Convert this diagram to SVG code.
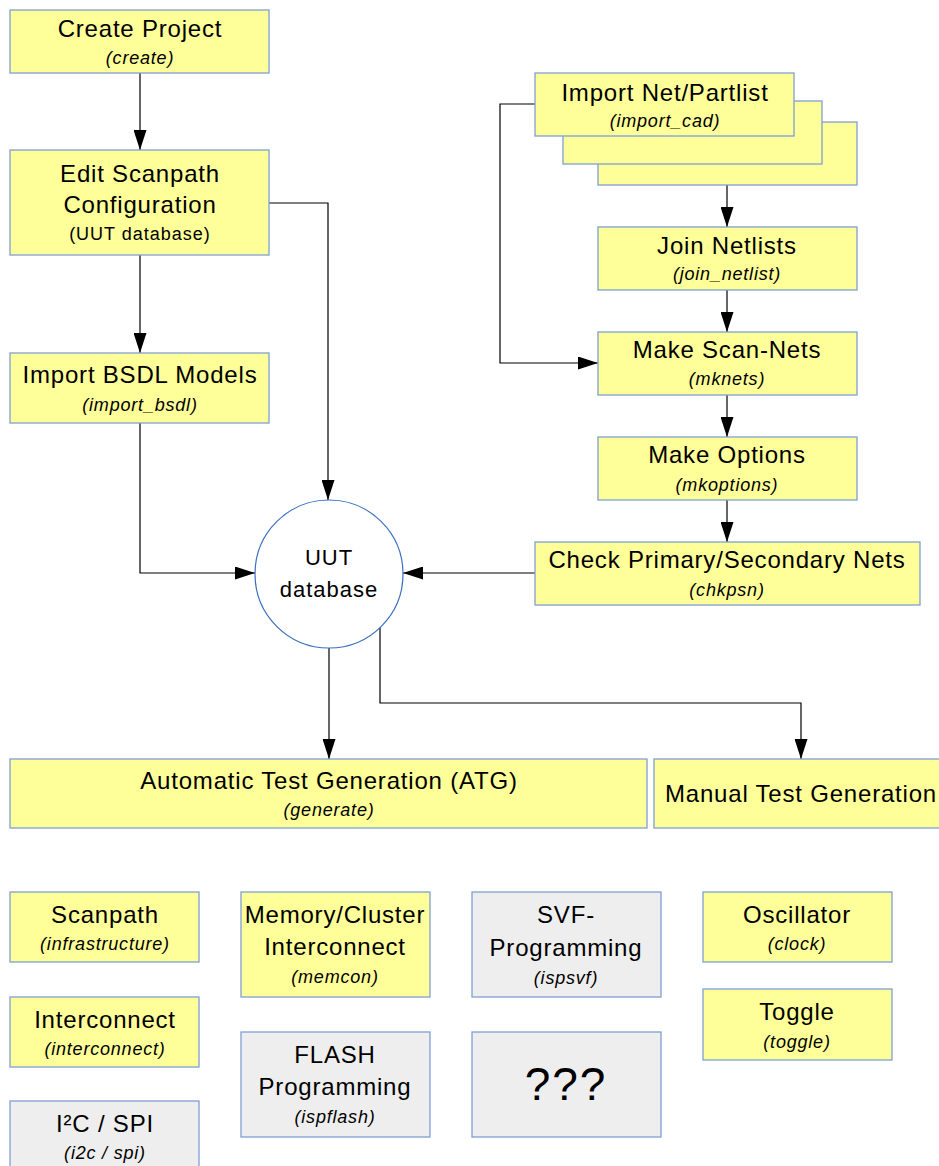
<svg xmlns="http://www.w3.org/2000/svg" width="939" height="1166" viewBox="0 0 939 1166">
<defs>
<style>
.y{fill:#ffff99;stroke:#7f9fd5;stroke-width:1.3}
.g{fill:#eeeeee;stroke:#7f9fd5;stroke-width:1.3}
.t{font-family:"Liberation Sans",Arial,sans-serif;font-size:24px;letter-spacing:0.8px;fill:#000;text-anchor:middle}
.s{font-family:"Liberation Sans",Arial,sans-serif;font-size:18px;letter-spacing:0.8px;font-style:italic;fill:#000;text-anchor:middle}
.n{font-family:"Liberation Sans",Arial,sans-serif;font-size:18px;letter-spacing:1px;fill:#000;text-anchor:middle}
.c{fill:none;stroke:#000;stroke-width:1.2}
</style>
<marker id="ah" markerUnits="userSpaceOnUse" markerWidth="20" markerHeight="13" refX="20" refY="6.5" orient="auto" viewBox="0 0 20 13">
<path d="M0,0 L20,6.5 L0,13 Z" fill="#000"/>
</marker>
</defs>
<g id="connectors">
<path class="c" d="M140,73 V150" marker-end="url(#ah)"/>
<path class="c" d="M140,255 V353" marker-end="url(#ah)"/>
<path class="c" d="M269,203 H328 V500" marker-end="url(#ah)"/>
<path class="c" d="M140,423 V573 H255" marker-end="url(#ah)"/>
<path class="c" d="M535,104 H500 V363 H598" marker-end="url(#ah)"/>
<path class="c" d="M727,185 V227" marker-end="url(#ah)"/>
<path class="c" d="M727,290 V332" marker-end="url(#ah)"/>
<path class="c" d="M727,395 V437" marker-end="url(#ah)"/>
<path class="c" d="M727,500 V542" marker-end="url(#ah)"/>
<path class="c" d="M535,573 H403" marker-end="url(#ah)"/>
<path class="c" d="M329,648 V759" marker-end="url(#ah)"/>
<path class="c" d="M380,627 V703 H801 V759" marker-end="url(#ah)"/>
</g>
<g id="create"><rect class="y" x="10" y="10" width="259" height="63"/><text class="t" x="140" y="37">Create Project</text><text class="s" x="140" y="64">(create)</text></g>
<g id="edit"><rect class="y" x="10" y="150" width="259" height="105"/><text class="t" x="140" y="182">Edit Scanpath</text><text class="t" x="140" y="213">Configuration</text><text class="n" x="140" y="240">(UUT database)</text></g>
<g id="bsdl"><rect class="y" x="10" y="353" width="259" height="70"/><text class="t" x="140" y="383">Import BSDL Models</text><text class="s" x="140" y="411">(import_bsdl)</text></g>
<g id="importcad">
<rect class="y" x="598" y="122" width="259" height="63"/>
<rect class="y" x="563" y="101" width="259" height="63"/>
<rect class="y" x="535" y="73" width="259" height="63"/>
<text class="t" x="665" y="101">Import Net/Partlist</text><text class="s" x="665" y="127">(import_cad)</text></g>
<g id="join"><rect class="y" x="598" y="227" width="259" height="63"/><text class="t" x="727" y="254">Join Netlists</text><text class="s" x="727" y="280">(join_netlist)</text></g>
<g id="mknets"><rect class="y" x="598" y="332" width="259" height="63"/><text class="t" x="727" y="358">Make Scan-Nets</text><text class="s" x="727" y="385">(mknets)</text></g>
<g id="mkoptions"><rect class="y" x="598" y="437" width="259" height="63"/><text class="t" x="727" y="463">Make Options</text><text class="s" x="727" y="491">(mkoptions)</text></g>
<g id="chkpsn"><rect class="y" x="535" y="542" width="385" height="63"/><text class="t" x="727" y="568">Check Primary/Secondary Nets</text><text class="s" x="727" y="596">(chkpsn)</text></g>
<g id="uut"><circle cx="329" cy="574" r="74" fill="#fff" stroke="#3a6fbf" stroke-width="1.2"/><text class="t" x="329" y="565" style="font-size:22px;letter-spacing:1px">UUT</text><text class="t" x="329" y="597" style="font-size:22px;letter-spacing:1px">database</text></g>
<g id="atg"><rect class="y" x="10" y="759" width="637" height="69"/><text class="t" x="329" y="789">Automatic Test Generation (ATG)</text><text class="s" x="329" y="816">(generate)</text></g>
<g id="manual"><rect class="y" x="654" y="759" width="300" height="69"/><text class="t" x="801" y="802">Manual Test Generation</text></g>
<g id="scanpath"><rect class="y" x="10" y="892" width="189" height="70"/><text class="t" x="105" y="923">Scanpath</text><text class="s" x="105" y="950">(infrastructure)</text></g>
<g id="interconnect"><rect class="y" x="10" y="997" width="189" height="70"/><text class="t" x="105" y="1028">Interconnect</text><text class="s" x="105" y="1055">(interconnect)</text></g>
<g id="i2c"><rect class="g" x="10" y="1101" width="189" height="80"/><text class="t" x="105" y="1132">I²C / SPI</text><text class="s" x="105" y="1159">(i2c / spi)</text></g>
<g id="memcon"><rect class="y" x="241" y="892" width="189" height="105"/><text class="t" x="335" y="923">Memory/Cluster</text><text class="t" x="335" y="955">Interconnect</text><text class="s" x="335" y="983">(memcon)</text></g>
<g id="ispflash"><rect class="g" x="241" y="1032" width="189" height="105"/><text class="t" x="335" y="1063">FLASH</text><text class="t" x="335" y="1095">Programming</text><text class="s" x="335" y="1123">(ispflash)</text></g>
<g id="ispsvf"><rect class="g" x="472" y="892" width="189" height="105"/><text class="t" x="566" y="923">SVF-</text><text class="t" x="566" y="956">Programming</text><text class="s" x="566" y="984">(ispsvf)</text></g>
<g id="unknown"><rect class="g" x="472" y="1032" width="189" height="105"/><text class="t" x="566" y="1100" style="font-size:46px;letter-spacing:2px">???</text></g>
<g id="clock"><rect class="y" x="703" y="892" width="189" height="70"/><text class="t" x="797" y="923">Oscillator</text><text class="s" x="797" y="950">(clock)</text></g>
<g id="toggle"><rect class="y" x="703" y="989" width="189" height="71"/><text class="t" x="797" y="1020">Toggle</text><text class="s" x="797" y="1048">(toggle)</text></g>
</svg>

•••••

= WHAT THE TASK ASKS =
Omit every picture, then repeat the remaining data exactly as it appears above.

= TASK OUTPUT =
Convert this diagram to SVG code.
<svg xmlns="http://www.w3.org/2000/svg" width="939" height="1166" viewBox="0 0 939 1166">
<defs>
<style>
.y{fill:#ffff99;stroke:#7f9fd5;stroke-width:1.3}
.g{fill:#eeeeee;stroke:#7f9fd5;stroke-width:1.3}
.t{font-family:"Liberation Sans",Arial,sans-serif;font-size:24px;letter-spacing:0.8px;fill:#000;text-anchor:middle}
.s{font-family:"Liberation Sans",Arial,sans-serif;font-size:18px;letter-spacing:0.8px;font-style:italic;fill:#000;text-anchor:middle}
.n{font-family:"Liberation Sans",Arial,sans-serif;font-size:18px;letter-spacing:1px;fill:#000;text-anchor:middle}
.c{fill:none;stroke:#000;stroke-width:1.2}
</style>
<marker id="ah" markerUnits="userSpaceOnUse" markerWidth="20" markerHeight="13" refX="20" refY="6.5" orient="auto" viewBox="0 0 20 13">
<path d="M0,0 L20,6.5 L0,13 Z" fill="#000"/>
</marker>
</defs>
<g id="connectors">
<path class="c" d="M140,73 V150" marker-end="url(#ah)"/>
<path class="c" d="M140,255 V353" marker-end="url(#ah)"/>
<path class="c" d="M269,203 H328 V500" marker-end="url(#ah)"/>
<path class="c" d="M140,423 V573 H255" marker-end="url(#ah)"/>
<path class="c" d="M535,104 H500 V363 H598" marker-end="url(#ah)"/>
<path class="c" d="M727,185 V227" marker-end="url(#ah)"/>
<path class="c" d="M727,290 V332" marker-end="url(#ah)"/>
<path class="c" d="M727,395 V437" marker-end="url(#ah)"/>
<path class="c" d="M727,500 V542" marker-end="url(#ah)"/>
<path class="c" d="M535,573 H403" marker-end="url(#ah)"/>
<path class="c" d="M329,648 V759" marker-end="url(#ah)"/>
<path class="c" d="M380,627 V703 H801 V759" marker-end="url(#ah)"/>
</g>
<g id="create"><rect class="y" x="10" y="10" width="259" height="63"/><text class="t" x="140" y="37">Create Project</text><text class="s" x="140" y="64">(create)</text></g>
<g id="edit"><rect class="y" x="10" y="150" width="259" height="105"/><text class="t" x="140" y="182">Edit Scanpath</text><text class="t" x="140" y="213">Configuration</text><text class="n" x="140" y="240">(UUT database)</text></g>
<g id="bsdl"><rect class="y" x="10" y="353" width="259" height="70"/><text class="t" x="140" y="383">Import BSDL Models</text><text class="s" x="140" y="411">(import_bsdl)</text></g>
<g id="importcad">
<rect class="y" x="598" y="122" width="259" height="63"/>
<rect class="y" x="563" y="101" width="259" height="63"/>
<rect class="y" x="535" y="73" width="259" height="63"/>
<text class="t" x="665" y="101">Import Net/Partlist</text><text class="s" x="665" y="127">(import_cad)</text></g>
<g id="join"><rect class="y" x="598" y="227" width="259" height="63"/><text class="t" x="727" y="254">Join Netlists</text><text class="s" x="727" y="280">(join_netlist)</text></g>
<g id="mknets"><rect class="y" x="598" y="332" width="259" height="63"/><text class="t" x="727" y="358">Make Scan-Nets</text><text class="s" x="727" y="385">(mknets)</text></g>
<g id="mkoptions"><rect class="y" x="598" y="437" width="259" height="63"/><text class="t" x="727" y="463">Make Options</text><text class="s" x="727" y="491">(mkoptions)</text></g>
<g id="chkpsn"><rect class="y" x="535" y="542" width="385" height="63"/><text class="t" x="727" y="568">Check Primary/Secondary Nets</text><text class="s" x="727" y="596">(chkpsn)</text></g>
<g id="uut"><circle cx="329" cy="574" r="74" fill="#fff" stroke="#3a6fbf" stroke-width="1.2"/><text class="t" x="329" y="565" style="font-size:22px;letter-spacing:1px">UUT</text><text class="t" x="329" y="597" style="font-size:22px;letter-spacing:1px">database</text></g>
<g id="atg"><rect class="y" x="10" y="759" width="637" height="69"/><text class="t" x="329" y="789">Automatic Test Generation (ATG)</text><text class="s" x="329" y="816">(generate)</text></g>
<g id="manual"><rect class="y" x="654" y="759" width="300" height="69"/><text class="t" x="801" y="802">Manual Test Generation</text></g>
<g id="scanpath"><rect class="y" x="10" y="892" width="189" height="70"/><text class="t" x="105" y="923">Scanpath</text><text class="s" x="105" y="950">(infrastructure)</text></g>
<g id="interconnect"><rect class="y" x="10" y="997" width="189" height="70"/><text class="t" x="105" y="1028">Interconnect</text><text class="s" x="105" y="1055">(interconnect)</text></g>
<g id="i2c"><rect class="g" x="10" y="1101" width="189" height="80"/><text class="t" x="105" y="1132">I²C / SPI</text><text class="s" x="105" y="1159">(i2c / spi)</text></g>
<g id="memcon"><rect class="y" x="241" y="892" width="189" height="105"/><text class="t" x="335" y="923">Memory/Cluster</text><text class="t" x="335" y="955">Interconnect</text><text class="s" x="335" y="983">(memcon)</text></g>
<g id="ispflash"><rect class="g" x="241" y="1032" width="189" height="105"/><text class="t" x="335" y="1063">FLASH</text><text class="t" x="335" y="1095">Programming</text><text class="s" x="335" y="1123">(ispflash)</text></g>
<g id="ispsvf"><rect class="g" x="472" y="892" width="189" height="105"/><text class="t" x="566" y="923">SVF-</text><text class="t" x="566" y="956">Programming</text><text class="s" x="566" y="984">(ispsvf)</text></g>
<g id="unknown"><rect class="g" x="472" y="1032" width="189" height="105"/><text class="t" x="566" y="1100" style="font-size:46px;letter-spacing:2px">???</text></g>
<g id="clock"><rect class="y" x="703" y="892" width="189" height="70"/><text class="t" x="797" y="923">Oscillator</text><text class="s" x="797" y="950">(clock)</text></g>
<g id="toggle"><rect class="y" x="703" y="989" width="189" height="71"/><text class="t" x="797" y="1020">Toggle</text><text class="s" x="797" y="1048">(toggle)</text></g>
</svg>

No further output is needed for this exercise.